Serie B is now a very real possibility. After losing at home to Catania, Lazio slumped to third from bottom in Serie A, and the club which as recently as 2000 were champions of Italy are in the thick of a struggle to avoid relegation.

Last May the Biancazzurri won the Coppa Italia, beating Sampdoria on penalties after a long drawn out battle in front of their faithful at the Stadio Olimpico in Rome. This season promised more of the same, perhaps even a better campaign some thought as Lazio saw off champions Inter in Beijing to lift the domestic curtain raiser the Supercoppa. Club president Claudio Lotito was on top of the world.

But what could have been a fairytale suddenly vanished as the new season saw problem after problem rock the capital club.

In the middle of the summer, Lotito began a struggle with what he saw as two riotous players, the Macedonian star Goran Pandev and his Argentine team-mate Cristian Ledesma.
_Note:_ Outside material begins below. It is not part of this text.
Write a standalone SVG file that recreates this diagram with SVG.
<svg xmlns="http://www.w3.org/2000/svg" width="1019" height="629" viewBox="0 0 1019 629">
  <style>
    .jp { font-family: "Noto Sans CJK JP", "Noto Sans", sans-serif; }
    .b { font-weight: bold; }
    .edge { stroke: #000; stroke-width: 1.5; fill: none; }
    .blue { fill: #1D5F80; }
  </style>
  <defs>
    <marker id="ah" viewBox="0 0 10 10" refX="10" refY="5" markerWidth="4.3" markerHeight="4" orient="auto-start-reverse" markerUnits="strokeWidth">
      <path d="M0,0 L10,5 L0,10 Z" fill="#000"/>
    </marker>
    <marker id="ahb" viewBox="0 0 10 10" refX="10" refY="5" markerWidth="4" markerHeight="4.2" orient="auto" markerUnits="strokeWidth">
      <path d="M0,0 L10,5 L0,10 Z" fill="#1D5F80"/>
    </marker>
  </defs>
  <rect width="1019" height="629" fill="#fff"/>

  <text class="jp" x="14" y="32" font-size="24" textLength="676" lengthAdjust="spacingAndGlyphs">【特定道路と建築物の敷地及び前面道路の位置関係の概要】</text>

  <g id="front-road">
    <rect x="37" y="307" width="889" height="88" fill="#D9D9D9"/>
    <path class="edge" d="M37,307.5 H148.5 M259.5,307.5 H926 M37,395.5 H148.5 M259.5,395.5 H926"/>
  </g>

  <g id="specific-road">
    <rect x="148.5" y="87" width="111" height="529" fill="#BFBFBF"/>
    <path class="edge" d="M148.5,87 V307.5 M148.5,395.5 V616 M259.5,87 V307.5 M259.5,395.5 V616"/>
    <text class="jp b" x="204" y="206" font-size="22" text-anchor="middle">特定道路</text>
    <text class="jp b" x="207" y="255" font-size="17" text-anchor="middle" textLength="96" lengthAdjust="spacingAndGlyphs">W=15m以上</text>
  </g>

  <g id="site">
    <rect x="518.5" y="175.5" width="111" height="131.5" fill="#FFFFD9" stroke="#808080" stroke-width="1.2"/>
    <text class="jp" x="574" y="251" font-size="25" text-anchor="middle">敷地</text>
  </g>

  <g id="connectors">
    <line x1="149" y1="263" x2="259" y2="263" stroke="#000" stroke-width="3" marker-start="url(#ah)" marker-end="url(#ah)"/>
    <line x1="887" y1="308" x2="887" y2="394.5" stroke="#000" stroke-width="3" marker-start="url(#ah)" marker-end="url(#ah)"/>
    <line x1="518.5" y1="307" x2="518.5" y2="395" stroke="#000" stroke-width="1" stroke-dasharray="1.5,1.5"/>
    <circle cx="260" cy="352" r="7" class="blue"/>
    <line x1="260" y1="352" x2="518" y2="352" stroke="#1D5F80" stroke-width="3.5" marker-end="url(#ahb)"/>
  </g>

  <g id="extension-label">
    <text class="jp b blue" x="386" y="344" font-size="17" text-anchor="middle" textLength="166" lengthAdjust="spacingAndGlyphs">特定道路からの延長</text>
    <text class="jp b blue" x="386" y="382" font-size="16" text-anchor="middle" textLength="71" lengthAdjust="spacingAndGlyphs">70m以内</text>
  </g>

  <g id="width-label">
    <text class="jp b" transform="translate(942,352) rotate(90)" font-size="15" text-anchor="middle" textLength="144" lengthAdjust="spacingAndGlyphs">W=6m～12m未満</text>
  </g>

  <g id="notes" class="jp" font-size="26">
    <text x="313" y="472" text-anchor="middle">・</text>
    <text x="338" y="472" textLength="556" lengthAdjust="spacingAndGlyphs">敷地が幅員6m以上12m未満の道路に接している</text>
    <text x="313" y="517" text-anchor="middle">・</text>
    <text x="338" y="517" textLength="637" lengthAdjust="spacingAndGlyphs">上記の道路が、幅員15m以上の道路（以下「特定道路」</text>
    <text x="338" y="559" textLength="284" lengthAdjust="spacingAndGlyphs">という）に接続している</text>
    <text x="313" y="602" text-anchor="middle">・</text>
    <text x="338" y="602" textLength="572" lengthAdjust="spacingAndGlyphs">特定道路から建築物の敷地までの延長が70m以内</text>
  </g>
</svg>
Both wanted to exit the Stadio Olimpico for more lucrative contracts elsewhere and pressed their cases for departure. But president Lotito would not accept what he considered as blackmail, and soon the duo had been banished from the first team.
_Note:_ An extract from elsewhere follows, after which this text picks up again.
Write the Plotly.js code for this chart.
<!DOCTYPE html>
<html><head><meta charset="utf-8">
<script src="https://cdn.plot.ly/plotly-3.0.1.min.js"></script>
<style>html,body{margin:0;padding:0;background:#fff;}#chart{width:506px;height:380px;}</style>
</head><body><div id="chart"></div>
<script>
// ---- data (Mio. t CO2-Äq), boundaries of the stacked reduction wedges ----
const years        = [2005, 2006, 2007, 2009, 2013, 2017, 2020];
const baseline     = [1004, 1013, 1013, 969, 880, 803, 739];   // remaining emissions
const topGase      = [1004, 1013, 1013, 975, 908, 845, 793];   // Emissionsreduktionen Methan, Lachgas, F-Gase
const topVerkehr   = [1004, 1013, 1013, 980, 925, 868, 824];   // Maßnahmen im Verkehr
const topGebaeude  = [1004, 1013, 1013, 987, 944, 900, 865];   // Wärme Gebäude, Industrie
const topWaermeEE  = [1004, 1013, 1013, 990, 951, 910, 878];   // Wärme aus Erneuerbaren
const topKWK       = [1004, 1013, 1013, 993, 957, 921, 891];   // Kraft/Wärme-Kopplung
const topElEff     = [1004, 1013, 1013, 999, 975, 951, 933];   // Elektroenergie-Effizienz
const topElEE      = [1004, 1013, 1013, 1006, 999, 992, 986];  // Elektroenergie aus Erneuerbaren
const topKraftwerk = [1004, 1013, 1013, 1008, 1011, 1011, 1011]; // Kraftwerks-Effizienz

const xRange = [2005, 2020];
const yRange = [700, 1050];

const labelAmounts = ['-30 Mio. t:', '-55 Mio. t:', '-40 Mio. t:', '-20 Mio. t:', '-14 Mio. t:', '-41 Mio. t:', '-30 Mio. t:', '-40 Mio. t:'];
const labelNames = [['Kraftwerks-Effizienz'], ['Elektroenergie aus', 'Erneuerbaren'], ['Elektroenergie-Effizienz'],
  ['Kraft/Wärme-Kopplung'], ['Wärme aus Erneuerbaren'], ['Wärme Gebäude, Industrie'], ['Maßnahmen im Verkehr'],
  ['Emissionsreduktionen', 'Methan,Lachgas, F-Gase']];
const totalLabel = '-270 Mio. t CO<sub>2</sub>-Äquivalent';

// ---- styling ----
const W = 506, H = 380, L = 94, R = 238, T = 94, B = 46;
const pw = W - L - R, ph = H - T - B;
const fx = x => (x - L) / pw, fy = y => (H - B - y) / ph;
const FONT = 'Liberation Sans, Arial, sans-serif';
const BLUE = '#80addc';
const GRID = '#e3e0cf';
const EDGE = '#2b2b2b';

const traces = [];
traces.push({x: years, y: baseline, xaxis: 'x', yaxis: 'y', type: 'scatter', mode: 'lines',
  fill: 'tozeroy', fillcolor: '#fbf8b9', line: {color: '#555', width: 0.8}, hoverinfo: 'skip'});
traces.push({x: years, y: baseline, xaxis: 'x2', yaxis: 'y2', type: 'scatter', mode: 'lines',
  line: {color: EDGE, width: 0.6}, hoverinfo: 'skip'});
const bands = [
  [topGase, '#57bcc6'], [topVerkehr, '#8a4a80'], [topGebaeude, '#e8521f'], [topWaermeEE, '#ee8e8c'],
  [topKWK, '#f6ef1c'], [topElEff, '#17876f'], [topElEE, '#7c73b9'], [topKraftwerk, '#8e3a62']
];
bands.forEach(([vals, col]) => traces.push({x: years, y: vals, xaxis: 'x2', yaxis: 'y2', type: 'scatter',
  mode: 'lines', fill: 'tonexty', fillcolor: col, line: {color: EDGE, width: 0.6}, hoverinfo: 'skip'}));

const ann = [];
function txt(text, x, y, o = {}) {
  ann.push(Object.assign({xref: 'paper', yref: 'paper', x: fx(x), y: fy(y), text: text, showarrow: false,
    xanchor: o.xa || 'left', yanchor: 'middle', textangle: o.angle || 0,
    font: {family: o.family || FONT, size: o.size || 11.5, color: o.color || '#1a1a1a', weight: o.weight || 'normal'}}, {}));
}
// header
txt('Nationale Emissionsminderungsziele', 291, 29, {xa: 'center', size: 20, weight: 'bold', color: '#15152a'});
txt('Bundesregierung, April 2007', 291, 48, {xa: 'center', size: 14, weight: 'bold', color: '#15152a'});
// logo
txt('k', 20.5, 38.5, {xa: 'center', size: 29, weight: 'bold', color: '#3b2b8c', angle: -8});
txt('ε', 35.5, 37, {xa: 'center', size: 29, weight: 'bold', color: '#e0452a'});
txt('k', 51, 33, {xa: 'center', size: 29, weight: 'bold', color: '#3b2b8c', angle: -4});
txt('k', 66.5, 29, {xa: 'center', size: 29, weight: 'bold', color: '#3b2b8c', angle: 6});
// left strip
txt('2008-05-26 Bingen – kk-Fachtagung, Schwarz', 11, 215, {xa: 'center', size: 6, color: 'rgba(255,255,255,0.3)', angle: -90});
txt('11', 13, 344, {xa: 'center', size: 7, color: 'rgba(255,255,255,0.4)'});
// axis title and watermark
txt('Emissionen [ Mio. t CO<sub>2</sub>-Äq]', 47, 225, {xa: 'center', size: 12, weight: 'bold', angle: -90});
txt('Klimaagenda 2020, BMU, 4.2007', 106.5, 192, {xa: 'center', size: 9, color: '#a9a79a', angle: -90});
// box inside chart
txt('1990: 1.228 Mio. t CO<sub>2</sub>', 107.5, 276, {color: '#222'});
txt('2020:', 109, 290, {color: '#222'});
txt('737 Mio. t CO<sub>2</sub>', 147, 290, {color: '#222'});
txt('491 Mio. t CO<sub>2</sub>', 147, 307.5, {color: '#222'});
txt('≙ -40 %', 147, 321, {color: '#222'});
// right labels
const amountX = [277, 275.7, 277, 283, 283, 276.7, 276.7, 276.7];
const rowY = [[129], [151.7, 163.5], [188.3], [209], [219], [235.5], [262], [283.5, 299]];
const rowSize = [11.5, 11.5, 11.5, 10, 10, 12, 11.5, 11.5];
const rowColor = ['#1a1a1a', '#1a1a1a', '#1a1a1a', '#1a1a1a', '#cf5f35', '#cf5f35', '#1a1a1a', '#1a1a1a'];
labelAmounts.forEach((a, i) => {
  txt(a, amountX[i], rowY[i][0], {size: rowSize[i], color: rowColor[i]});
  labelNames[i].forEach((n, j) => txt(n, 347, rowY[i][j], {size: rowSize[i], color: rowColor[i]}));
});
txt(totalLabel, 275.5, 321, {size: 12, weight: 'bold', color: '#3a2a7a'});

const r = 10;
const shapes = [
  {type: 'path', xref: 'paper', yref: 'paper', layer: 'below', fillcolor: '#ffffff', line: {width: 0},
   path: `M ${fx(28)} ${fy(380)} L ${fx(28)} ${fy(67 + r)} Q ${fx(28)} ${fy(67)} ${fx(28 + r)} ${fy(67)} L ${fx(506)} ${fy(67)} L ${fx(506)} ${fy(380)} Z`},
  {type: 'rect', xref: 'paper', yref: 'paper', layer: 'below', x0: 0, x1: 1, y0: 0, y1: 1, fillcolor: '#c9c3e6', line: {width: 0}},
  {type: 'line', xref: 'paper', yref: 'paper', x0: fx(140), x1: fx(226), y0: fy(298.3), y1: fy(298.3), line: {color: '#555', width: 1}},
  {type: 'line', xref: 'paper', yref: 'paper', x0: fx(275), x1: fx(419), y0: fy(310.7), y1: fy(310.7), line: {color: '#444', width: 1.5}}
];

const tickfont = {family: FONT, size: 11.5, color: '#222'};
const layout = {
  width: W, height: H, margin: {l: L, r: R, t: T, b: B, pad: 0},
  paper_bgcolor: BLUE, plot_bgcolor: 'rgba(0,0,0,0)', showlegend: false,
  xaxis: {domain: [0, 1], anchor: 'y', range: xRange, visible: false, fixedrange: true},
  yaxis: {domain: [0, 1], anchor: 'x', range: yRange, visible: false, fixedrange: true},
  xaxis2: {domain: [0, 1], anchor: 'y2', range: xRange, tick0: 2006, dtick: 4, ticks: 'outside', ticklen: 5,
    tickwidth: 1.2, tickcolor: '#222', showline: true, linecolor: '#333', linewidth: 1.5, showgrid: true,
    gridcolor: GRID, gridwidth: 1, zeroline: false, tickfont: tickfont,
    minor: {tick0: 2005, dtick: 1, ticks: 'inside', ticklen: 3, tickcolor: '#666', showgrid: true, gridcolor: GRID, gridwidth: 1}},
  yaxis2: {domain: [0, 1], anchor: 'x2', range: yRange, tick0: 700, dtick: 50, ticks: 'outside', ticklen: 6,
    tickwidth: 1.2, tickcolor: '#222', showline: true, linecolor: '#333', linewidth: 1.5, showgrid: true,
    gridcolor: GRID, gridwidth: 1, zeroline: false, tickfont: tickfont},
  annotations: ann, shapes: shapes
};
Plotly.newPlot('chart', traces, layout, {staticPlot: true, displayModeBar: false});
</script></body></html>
Sure enough a war began with Pandev, Ledesma and their lawyers on one side and Lotito and his lawyers on the other. Just before Christmas Pandev won his court battle and joined Inter on a free transfer. Ledesma lost the same appeal however and was reintegrated into the first team over the following weeks. But the long drawn out battle had been damaging, nowhere more so than on the pitch, with the team robbed of these stalwarts.

Lazio, under new coach Davide Ballardini – who impressed last year in charge of Palermo – began to lose games, lots of games, both in Serie A and the Europa League. Ballardini’s boys went out of Europe at the group stage and couldn’t climb clear of Serie A’s drop zone either.

At the same time, the Irriducibili, the ultra group of Lazio fans, famous for racial abuse and delivering monkey chants to visiting black players, continued their own fight against Lotito. Lazio’s president attracted the group’s hostility because of an episode which occurred more than six years ago, when the Irriducibili had their control over the sales of some merchandise and tickets removed. This so called “black market” had prospered in the time of previous president Sergio Cragnotti, who invested millions leading the club to success before he lost his empire, including the companies of Ciro and Del Monte.

Lotito would not accept the growing power of the club’s ultras and refused to enter into negotiations with the group. The struggle continued over the years that followed when the Irriducibili launched a campaign to bring back Biancazurri legend and ex-player Giorgio Chinaglia as president: Chinaglia had held the presidency in the 1980s, when Lazio were a yo-yo team and even once endured the humiliation of a playoff to avoid relegation to Serie C.

Chinaglia convinced an improbable Hungarian group to help him buy Lazio from Lotito, but in the end the bid went wrong as accusations of a local Mafia group using the Eastern Europeans as a front to gain the club for money laundering purposes swirled around. The former president was condemned by an Italian tribunal and now lives in New York having ended his interest in the presidency.

Troubles off the pitch were only replicated on it as Ballardini failed to instil a winning spirit in his new charges and stars like Tommaso Rocchi and Mauro Zarate publicly criticised the coach. In the winter transfer window Lotito bought Sergio Floccari, a striker from Genoa, and the situation did seem to improve. Floccari scored three goals in four games, but Lazio were still only able to beat small Livorno at home and also went out of the Coppa Italia, losing 3-2 away to Fiorentina.

On 7th February, Lazio plumbed a new low, losing at home to relegation battlers Catania who bypassed the Laziali in the league. Lotito was criticised by the club’s support for the entire match and after the final whistle blew beat a hasty retreat from the Stadio Olimpico. The situation was getting worse.

The following Tuesday more than 1,000 fans assembled outside Lazio’s Formello training base and tried to assault the club’s players. Training was cancelled, but the ultras wouldn’t leave and attacked the police. When the dust settled six people had been injured and 11 arrested. Unfortunately business as usual for the Italian game.

As the club’s training ground was under siege president Lotito was deliberating over a change in the dugout. Eventually Ballardini was sacked and Lazio moved quickly to appoint Edy Reja, the Hadjuk Split coach who had been in charge of Napoli until last year. The 65-year-old brings a wealth of experience to Rome, having managed in Naples whilst the team was in Serie C, guiding them to a quick return to Serie A.

For Reja the situation at Lazio is sure to be a challenge and there will rarely be a dull moment, either on the pitch or off it. Lotito must hope he is up to the task and that worries over a drop to Serie B are soon a thing of the past.